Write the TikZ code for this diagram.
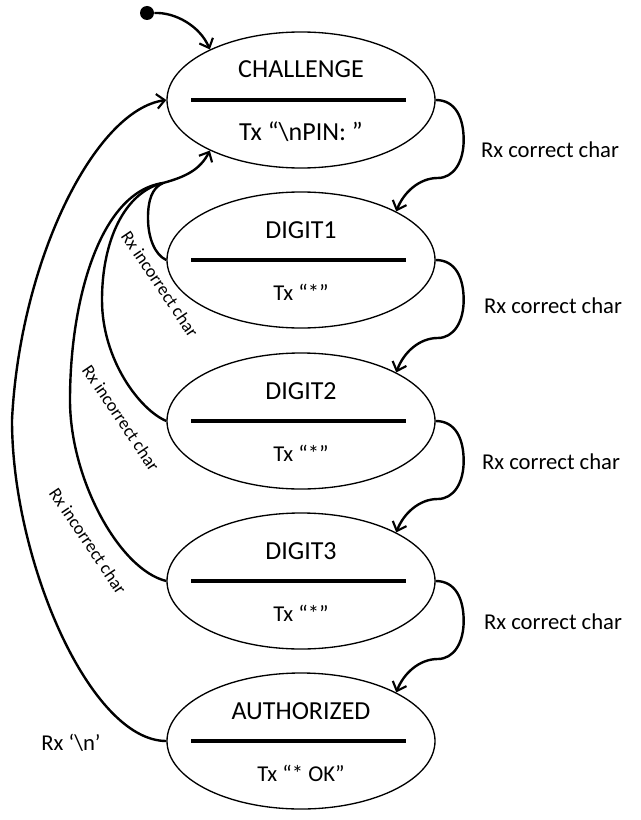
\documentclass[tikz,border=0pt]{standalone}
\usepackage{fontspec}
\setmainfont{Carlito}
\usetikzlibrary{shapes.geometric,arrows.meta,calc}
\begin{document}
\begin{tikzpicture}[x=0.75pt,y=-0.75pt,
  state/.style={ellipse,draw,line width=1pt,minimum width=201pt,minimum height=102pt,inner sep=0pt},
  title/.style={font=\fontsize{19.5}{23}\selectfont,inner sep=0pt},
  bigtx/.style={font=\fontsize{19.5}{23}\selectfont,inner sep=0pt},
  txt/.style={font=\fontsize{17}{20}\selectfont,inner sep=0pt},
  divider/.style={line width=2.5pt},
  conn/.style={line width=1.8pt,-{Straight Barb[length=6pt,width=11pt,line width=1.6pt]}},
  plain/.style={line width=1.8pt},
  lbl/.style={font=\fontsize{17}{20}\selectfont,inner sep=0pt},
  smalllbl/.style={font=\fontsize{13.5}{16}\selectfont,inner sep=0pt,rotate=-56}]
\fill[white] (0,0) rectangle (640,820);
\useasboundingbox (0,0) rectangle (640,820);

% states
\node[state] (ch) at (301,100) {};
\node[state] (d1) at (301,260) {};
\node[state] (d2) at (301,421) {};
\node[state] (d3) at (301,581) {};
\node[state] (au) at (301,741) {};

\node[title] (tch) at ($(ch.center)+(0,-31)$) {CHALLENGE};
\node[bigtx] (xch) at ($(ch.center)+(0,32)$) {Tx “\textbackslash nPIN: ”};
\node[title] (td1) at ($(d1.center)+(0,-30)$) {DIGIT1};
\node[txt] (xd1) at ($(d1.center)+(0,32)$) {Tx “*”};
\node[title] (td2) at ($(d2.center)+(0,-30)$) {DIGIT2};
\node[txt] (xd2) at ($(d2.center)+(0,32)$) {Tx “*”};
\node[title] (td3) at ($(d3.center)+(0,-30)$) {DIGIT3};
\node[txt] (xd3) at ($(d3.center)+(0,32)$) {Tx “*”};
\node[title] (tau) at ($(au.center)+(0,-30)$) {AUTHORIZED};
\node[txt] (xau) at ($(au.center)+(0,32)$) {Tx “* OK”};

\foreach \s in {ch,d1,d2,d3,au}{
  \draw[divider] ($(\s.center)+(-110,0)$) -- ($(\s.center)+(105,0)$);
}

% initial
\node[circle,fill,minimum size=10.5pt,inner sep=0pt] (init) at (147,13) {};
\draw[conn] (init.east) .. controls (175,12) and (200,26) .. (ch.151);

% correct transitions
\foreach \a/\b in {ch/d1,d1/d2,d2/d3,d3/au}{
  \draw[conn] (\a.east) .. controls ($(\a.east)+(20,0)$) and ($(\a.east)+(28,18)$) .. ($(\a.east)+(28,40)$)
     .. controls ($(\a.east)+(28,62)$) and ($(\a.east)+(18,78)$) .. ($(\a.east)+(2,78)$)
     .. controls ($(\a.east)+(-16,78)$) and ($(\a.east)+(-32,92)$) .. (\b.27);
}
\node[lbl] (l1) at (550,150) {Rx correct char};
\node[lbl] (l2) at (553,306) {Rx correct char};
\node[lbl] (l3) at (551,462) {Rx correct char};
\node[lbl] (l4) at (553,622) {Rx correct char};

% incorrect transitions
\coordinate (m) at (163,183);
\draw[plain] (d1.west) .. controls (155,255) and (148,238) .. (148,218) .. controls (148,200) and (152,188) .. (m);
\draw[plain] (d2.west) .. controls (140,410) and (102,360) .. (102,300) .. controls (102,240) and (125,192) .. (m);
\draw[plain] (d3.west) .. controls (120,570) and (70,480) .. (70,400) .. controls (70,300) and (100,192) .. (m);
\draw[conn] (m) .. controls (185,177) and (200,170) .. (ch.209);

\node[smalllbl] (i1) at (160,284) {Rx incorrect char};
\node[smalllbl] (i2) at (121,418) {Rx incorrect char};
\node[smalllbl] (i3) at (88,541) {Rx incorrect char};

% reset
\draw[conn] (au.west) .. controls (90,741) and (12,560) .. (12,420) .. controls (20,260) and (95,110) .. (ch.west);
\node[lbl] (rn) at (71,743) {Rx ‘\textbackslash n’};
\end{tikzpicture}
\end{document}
######
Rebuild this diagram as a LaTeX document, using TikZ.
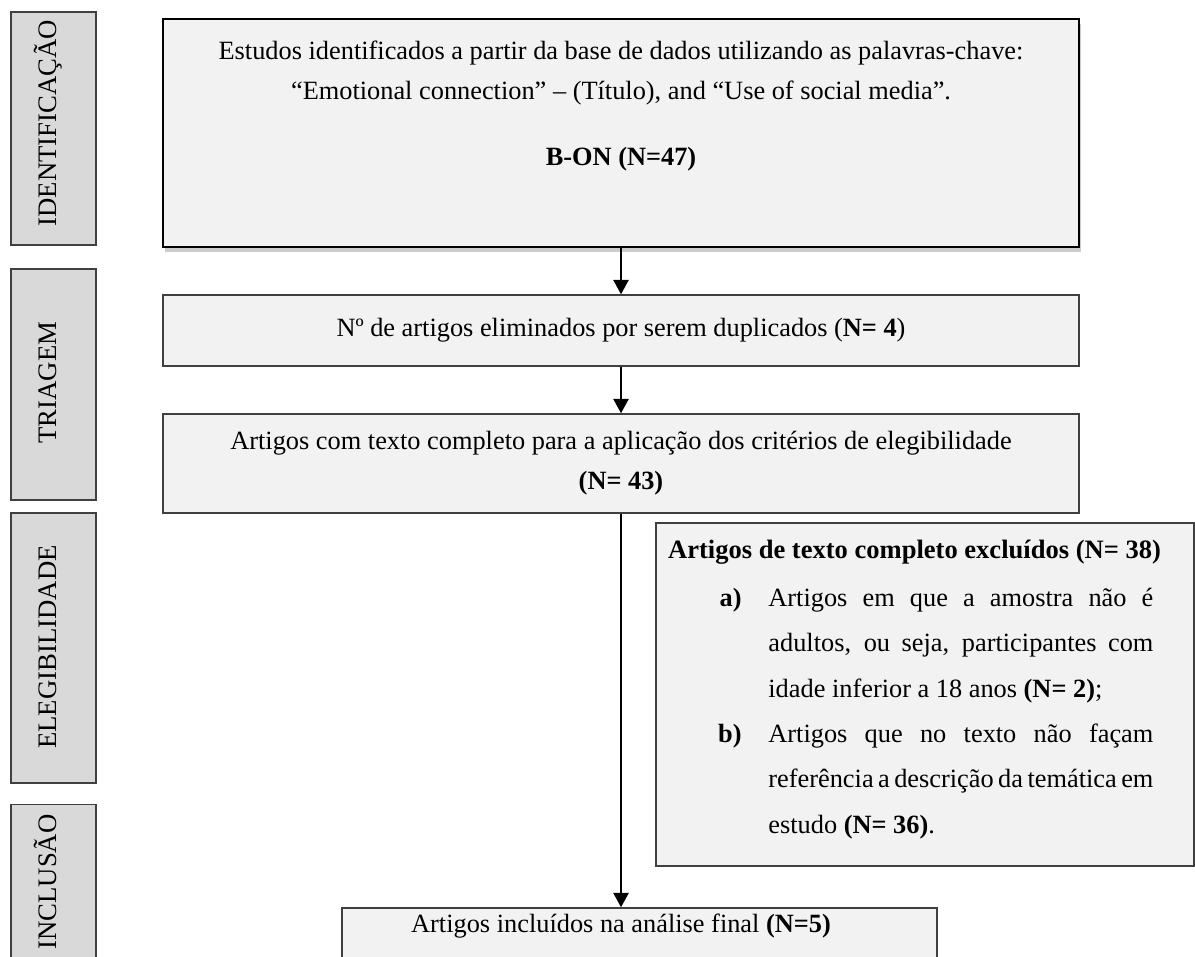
######
*What to produce*
Everything from the line with "Write the TikZ code for this diagram." down to the line with "(au) at (301,741)" in the data above should be copied exactly, with both end lines kept and the pictures left out.

*The response*
Write the TikZ code for this diagram.
\documentclass[tikz,border=0pt]{standalone}
\usepackage{fontspec}
\setmainfont{Carlito}
\usetikzlibrary{shapes.geometric,arrows.meta,calc}
\begin{document}
\begin{tikzpicture}[x=0.75pt,y=-0.75pt,
  state/.style={ellipse,draw,line width=1pt,minimum width=201pt,minimum height=102pt,inner sep=0pt},
  title/.style={font=\fontsize{19.5}{23}\selectfont,inner sep=0pt},
  bigtx/.style={font=\fontsize{19.5}{23}\selectfont,inner sep=0pt},
  txt/.style={font=\fontsize{17}{20}\selectfont,inner sep=0pt},
  divider/.style={line width=2.5pt},
  conn/.style={line width=1.8pt,-{Straight Barb[length=6pt,width=11pt,line width=1.6pt]}},
  plain/.style={line width=1.8pt},
  lbl/.style={font=\fontsize{17}{20}\selectfont,inner sep=0pt},
  smalllbl/.style={font=\fontsize{13.5}{16}\selectfont,inner sep=0pt,rotate=-56}]
\fill[white] (0,0) rectangle (640,820);
\useasboundingbox (0,0) rectangle (640,820);

% states
\node[state] (ch) at (301,100) {};
\node[state] (d1) at (301,260) {};
\node[state] (d2) at (301,421) {};
\node[state] (d3) at (301,581) {};
\node[state] (au) at (301,741) {};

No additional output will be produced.